Some of you might remember the little wallets being part of my October 2017 and 2018 “Bloganniversary” giveaways. Well it is now October 2019 which means it is my blog’s 6th anniversary.

However, given the major change in my life over the last year, I may or may not do a 6th blog anniversary celebration like I did in the past…we’ll see how I feel later in the month.

It’s not like last year, where for my 5th blog anniversary I posted daily for 30 days and did a series of (what I thought was) awesome giveaways.
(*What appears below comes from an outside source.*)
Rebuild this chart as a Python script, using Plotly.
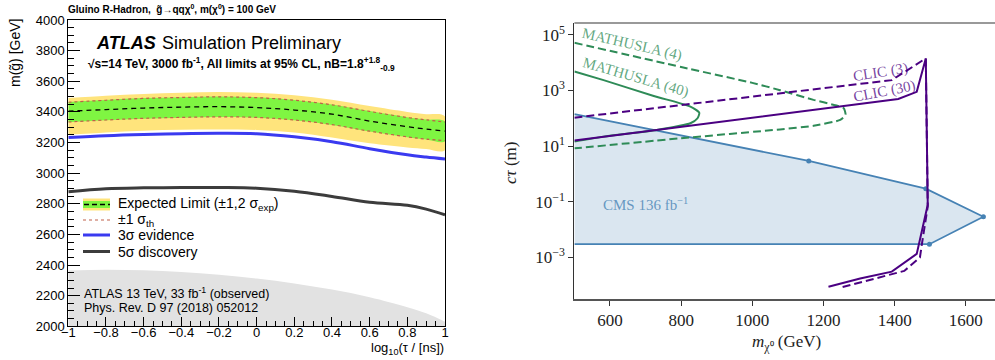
import plotly.graph_objects as go

W, H = 995, 360
def fx(p): return p / W
def fy(p): return 1 - p / H

# ================= Left panel data (ATLAS gluino R-hadron) =================
log_tau = [-1.0, -0.8, -0.6, -0.4, -0.2, 0.0, 0.2, 0.4, 0.6, 0.8, 0.9, 1.0]
expected      = [3405, 3415, 3425, 3431, 3434, 3428, 3412, 3385, 3340, 3303, 3288, 3275]
exp_1s_up     = [3465, 3478, 3490, 3496, 3500, 3495, 3478, 3448, 3405, 3365, 3350, 3336]
exp_1s_down   = [3332, 3345, 3356, 3362, 3366, 3362, 3345, 3315, 3272, 3235, 3220, 3208]
exp_2s_up     = [3490, 3505, 3517, 3525, 3530, 3525, 3508, 3480, 3438, 3400, 3385, 3370]
exp_2s_down   = [3250, 3265, 3277, 3283, 3285, 3282, 3265, 3232, 3195, 3168, 3158, 3150]
theory_up     = [3463, 3476, 3488, 3494, 3498, 3493, 3476, 3446, 3403, 3363, 3348, 3334]
theory_down   = [3334, 3347, 3358, 3364, 3368, 3364, 3347, 3317, 3274, 3237, 3222, 3212]
evidence_3s   = [3232, 3245, 3253, 3258, 3260, 3257, 3237, 3205, 3160, 3120, 3105, 3092]
discovery_5s  = [2878, 2898, 2904, 2906, 2906, 2902, 2882, 2848, 2810, 2790, 2765, 2728]
observed_13   = [2365, 2370, 2366, 2355, 2337, 2312, 2280, 2240, 2190, 2125, 2085, 2030]

left_xticks = [-1, -0.8, -0.6, -0.4, -0.2, 0, 0.2, 0.4, 0.6, 0.8, 1]
left_yticks = [2000, 2200, 2400, 2600, 2800, 3000, 3200, 3400, 3600, 3800, 4000]

# ================= Right panel data (ctau vs mass) =================
cms_mass = [500, 1158.6, 1487.5, 1649.4, 1497.7, 500]
cms_ctau = [141, 2.92, 0.295, 0.0292, 0.0030, 0.0030]
cms_pts_mass = [1158.6, 1487.5, 1649.4, 1497.7]
cms_pts_ctau = [2.92, 0.295, 0.0292, 0.0030]

clic3_mass = [500, 1392, 1487.5, 1493, 1478, 1471, 1427, 1303, 1251]
clic3_ctau = [105, 2340, 14100, 0.068, 0.0040, 0.0010, 0.00033, 0.000126, 0.000085]

clic30_mass = [500, 1410, 1462, 1487.5, 1493, 1479, 1462, 1392, 1303, 1214]
clic30_ctau = [15.8, 490, 890, 14100, 0.078, 0.0129, 0.00135, 0.00031, 0.000175, 0.000089]

math4_mass = [500, 800, 1000, 1078, 1172, 1230, 1257, 1262, 1247, 1172, 1078, 800, 500]
math4_ctau = [51300, 6920, 1860, 1020, 457, 300, 229, 132, 87, 53.7, 39.8, 19.1, 8.3]

math40_mass = [500, 582, 723, 826, 851, 846, 826, 731, 582, 500]
math40_ctau = [4790, 2340, 631, 263, 158, 100, 66, 38, 21.9, 14.5]

right_xticks = [600, 800, 1000, 1200, 1400, 1600]
right_yticks = [1e-3, 1e-1, 1e1, 1e3, 1e5]
right_yticklabels = ["10<sup>−3</sup>", "10<sup>−1</sup>", "10<sup>1</sup>", "10<sup>3</sup>", "10<sup>5</sup>"]

SANS = "Liberation Sans, Arial, sans-serif"
SERIF = "Liberation Serif, Times New Roman, serif"

fig = go.Figure()

# ---------- Left panel traces ----------
fig.add_trace(go.Scatter(x=log_tau, y=observed_13, mode="lines", line=dict(color="rgba(0,0,0,0)", shape="spline"),
                         fill="tozeroy", fillcolor="#e2e2e2", xaxis="x", yaxis="y", showlegend=False))
fig.add_trace(go.Scatter(x=log_tau + log_tau[::-1], y=exp_2s_up + exp_2s_down[::-1], mode="lines",
                         line=dict(color="rgba(0,0,0,0)", width=0, shape="spline"), fill="toself",
                         fillcolor="#ffe47c", xaxis="x", yaxis="y", showlegend=False))
fig.add_trace(go.Scatter(x=log_tau + log_tau[::-1], y=exp_1s_up + exp_1s_down[::-1], mode="lines",
                         line=dict(color="rgba(0,0,0,0)", width=0, shape="spline"), fill="toself",
                         fillcolor="#7ff542", xaxis="x", yaxis="y", showlegend=False))
for th in (theory_up, theory_down):
    fig.add_trace(go.Scatter(x=log_tau, y=th, mode="lines",
                             line=dict(color="#c0604a", width=1.2, dash="dot", shape="spline"),
                             xaxis="x", yaxis="y", showlegend=False))
fig.add_trace(go.Scatter(x=log_tau, y=expected, mode="lines",
                         line=dict(color="black", width=1.3, dash="5px,4px", shape="spline"),
                         xaxis="x", yaxis="y", showlegend=False))
fig.add_trace(go.Scatter(x=log_tau, y=evidence_3s, mode="lines",
                         line=dict(color="#3a3af0", width=3, shape="spline"),
                         xaxis="x", yaxis="y", showlegend=False))
fig.add_trace(go.Scatter(x=log_tau, y=discovery_5s, mode="lines",
                         line=dict(color="#3c3c3c", width=3, shape="spline"),
                         xaxis="x", yaxis="y", showlegend=False))

# ---------- Right panel traces ----------
fig.add_trace(go.Scatter(x=cms_mass, y=cms_ctau, mode="lines", fill="toself",
                         fillcolor="rgba(70,130,180,0.2)", line=dict(color="#4682b4", width=1.8),
                         xaxis="x2", yaxis="y2", showlegend=False))
fig.add_trace(go.Scatter(x=cms_pts_mass, y=cms_pts_ctau, mode="markers",
                         marker=dict(color="#4682b4", size=5),
                         xaxis="x2", yaxis="y2", showlegend=False))
fig.add_trace(go.Scatter(x=math4_mass, y=math4_ctau, mode="lines",
                         line=dict(color="#2e8b57", width=2, dash="8px,4px", shape="spline", smoothing=0.5),
                         xaxis="x2", yaxis="y2", showlegend=False))
fig.add_trace(go.Scatter(x=math40_mass, y=math40_ctau, mode="lines",
                         line=dict(color="#2e8b57", width=2, shape="spline", smoothing=0.6),
                         xaxis="x2", yaxis="y2", showlegend=False))
fig.add_trace(go.Scatter(x=clic3_mass, y=clic3_ctau, mode="lines",
                         line=dict(color="#4b0082", width=2, dash="8px,4px"),
                         xaxis="x2", yaxis="y2", showlegend=False))
fig.add_trace(go.Scatter(x=clic30_mass, y=clic30_ctau, mode="lines",
                         line=dict(color="#4b0082", width=2),
                         xaxis="x2", yaxis="y2", showlegend=False))

# ---------- Layout ----------
left_dom_x = [fx(68.3), fx(445)]
left_dom_y = [fy(326.3), fy(20)]
right_dom_x = [fx(574.4), 1.0]
right_dom_y = [fy(299), fy(23)]

fig.update_layout(
    width=W, height=H, margin=dict(l=0, r=0, t=0, b=0, autoexpand=False),
    paper_bgcolor="white", plot_bgcolor="white", showlegend=False,
    xaxis=dict(domain=left_dom_x, range=[-1, 1], anchor="y", tickvals=left_xticks, automargin=False,
               ticks="inside", ticklen=9, tickcolor="black", showgrid=False, zeroline=False,
               showline=True, linecolor="black", linewidth=1, mirror=True, ticklabelstandoff=-6,
               tickfont=dict(family=SANS, size=13, color="black"),
               minor=dict(dtick=0.05, tick0=-1, ticks="inside", ticklen=5, tickcolor="black", showgrid=False)),
    yaxis=dict(domain=left_dom_y, range=[2000, 4000], anchor="x", tickvals=left_yticks, automargin=False,
               ticks="inside", ticklen=12, tickcolor="black", showgrid=False, zeroline=False,
               showline=True, linecolor="black", linewidth=1, mirror=True,
               tickfont=dict(family=SANS, size=13, color="black"),
               minor=dict(dtick=50, tick0=2000, ticks="inside", ticklen=6, tickcolor="black", showgrid=False)),
    xaxis2=dict(domain=right_dom_x, range=[500, 1682], anchor="y2", tickvals=right_xticks, automargin=False,
                ticks="outside", ticklen=5, tickcolor="#333", showgrid=False, zeroline=False,
                showline=True, linecolor="#555", linewidth=1.5,
                tickfont=dict(family=SERIF, size=17, color="#222")),
    yaxis2=dict(domain=right_dom_y, type="log", range=[-4.49, 5.42], anchor="x2", automargin=False,
                tickvals=right_yticks, ticktext=right_yticklabels,
                ticks="outside", ticklen=5, tickcolor="#333", showgrid=False, zeroline=False,
                showline=True, linecolor="#333", linewidth=1.2,
                tickfont=dict(family=SERIF, size=17, color="#222")),
)

shapes = []
# top spine of right panel
shapes.append(dict(type="line", xref="x2 domain", yref="y2 domain", x0=0, x1=1, y0=1, y1=1,
                   line=dict(color="#777", width=1.5)))
# custom legend symbols (left panel)
shapes.append(dict(type="rect", xref="paper", yref="paper", x0=fx(83), x1=fx(110), y0=fy(210.5), y1=fy(198.5),
                   fillcolor="#ffe47c", line=dict(width=0)))
shapes.append(dict(type="rect", xref="paper", yref="paper", x0=fx(83), x1=fx(110), y0=fy(208), y1=fy(201),
                   fillcolor="#7ff542", line=dict(width=0)))
shapes.append(dict(type="line", xref="paper", yref="paper", x0=fx(84), x1=fx(110), y0=fy(204.5), y1=fy(204.5),
                   line=dict(color="black", width=1.3, dash="5px,3px")))
shapes.append(dict(type="line", xref="paper", yref="paper", x0=fx(83), x1=fx(110), y0=fy(220), y1=fy(220),
                   line=dict(color="#c0604a", width=1.2, dash="dot")))
shapes.append(dict(type="line", xref="paper", yref="paper", x0=fx(83), x1=fx(110), y0=fy(235), y1=fy(235),
                   line=dict(color="#3a3af0", width=3)))
shapes.append(dict(type="line", xref="paper", yref="paper", x0=fx(83), x1=fx(110), y0=fy(251.5), y1=fy(251.5),
                   line=dict(color="#3c3c3c", width=3)))
fig.update_layout(shapes=shapes)

ann = []
def A(text, x, y, size, family=SANS, color="black", xanchor="left", yanchor="middle", angle=0):
    ann.append(dict(text=text, x=fx(x), y=fy(y), xref="paper", yref="paper", showarrow=False,
                    xanchor=xanchor, yanchor=yanchor, textangle=angle,
                    font=dict(family=family, size=size, color=color)))

# Left panel texts
A("<b>Gluino R-Hadron,  g\u0303→qqχ<sup>0</sup>, m(χ<sup>0</sup>) = 100 GeV</b>", 66, 9, 10)
A("<b><i>ATLAS</i></b>", 94, 43, 18)
A("Simulation Preliminary", 160, 43, 18)
A("<b>√s=14 TeV, 3000 fb<sup>-1</sup>, All limits at 95% CL, nB=1.8<sup>+1.8</sup><sub>-0.9</sub></b>", 86, 64, 12)
A("Expected Limit (±1,2 σ<sub>exp</sub>)", 116, 204, 14)
A("±1 σ<sub>th</sub>", 116, 220, 14)
A("3σ evidence", 116, 235, 14)
A("5σ discovery", 116, 251.5, 14)
A("ATLAS 13 TeV, 33 fb<sup>-1</sup> (observed)", 82, 293, 12.5)
A("Phys. Rev. D 97 (2018) 052012", 82, 308, 12.5)
A("log<sub>10</sub>(τ / [ns])", 446, 348, 13, xanchor="right")
A("m(g\u0303) [GeV]", 15, 17, 14, xanchor="center", yanchor="top", angle=-90)

# Right panel texts
A("MATHUSLA (4)", 632, 44, 15, family=SERIF, color="rgba(46,139,87,0.75)", xanchor="center", angle=13)
A("MATHUSLA (40)", 636, 77, 15, family=SERIF, color="rgba(46,139,87,0.75)", xanchor="center", angle=16)
A("CLIC (3)", 880, 73, 15, family=SERIF, color="rgba(75,0,130,0.75)", xanchor="center", angle=-9)
A("CLIC (30)", 884, 91, 15, family=SERIF, color="rgba(75,0,130,0.75)", xanchor="center", angle=-11)
A("CMS 136 fb<sup>−1</sup>", 645, 204, 15, family=SERIF, color="rgba(70,130,180,0.8)", xanchor="center")
A("<i>cτ</i> (m)", 511, 163, 17, family=SERIF, color="#222", xanchor="center", angle=-90)
A("<i>m</i><sub>χ⁰</sub> (GeV)", 786, 343, 17, family=SERIF, color="#222", xanchor="center")

fig.update_layout(annotations=ann)

fig.write_html("out.html")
Honestly, thoughts of my blog anniversary makes me sad as it makes me think of how Terry the Quilting Husband (TTQH), who passed in December 2018, used to help me do the blog anniversary giveaway drawings along with Sassy the Highly Opinionated Miniature Schnauzer (who passed in December 2017 and used to have her own blog, Schnauzerships) who ensured the integrity of the drawings (see post Announcing the Winners of the tierneycreates Blog’s 4th Anniversary Giveaway).

During previous blog anniversary Octobers, I would share links from favorite previous posts, like a “Best of tierneycreates”, but so many of those posts are loaded with memories of my previous wonderful (darn near perfect) life with TTQH.

But next year is my 7th year of blogging anniversary and my hope is I do a blowout sort of celebration for that one! Time does help ease the pain of loss a little at a time. So bear with me (smile).

Oh but back to little wallets, the original subject of this blog post…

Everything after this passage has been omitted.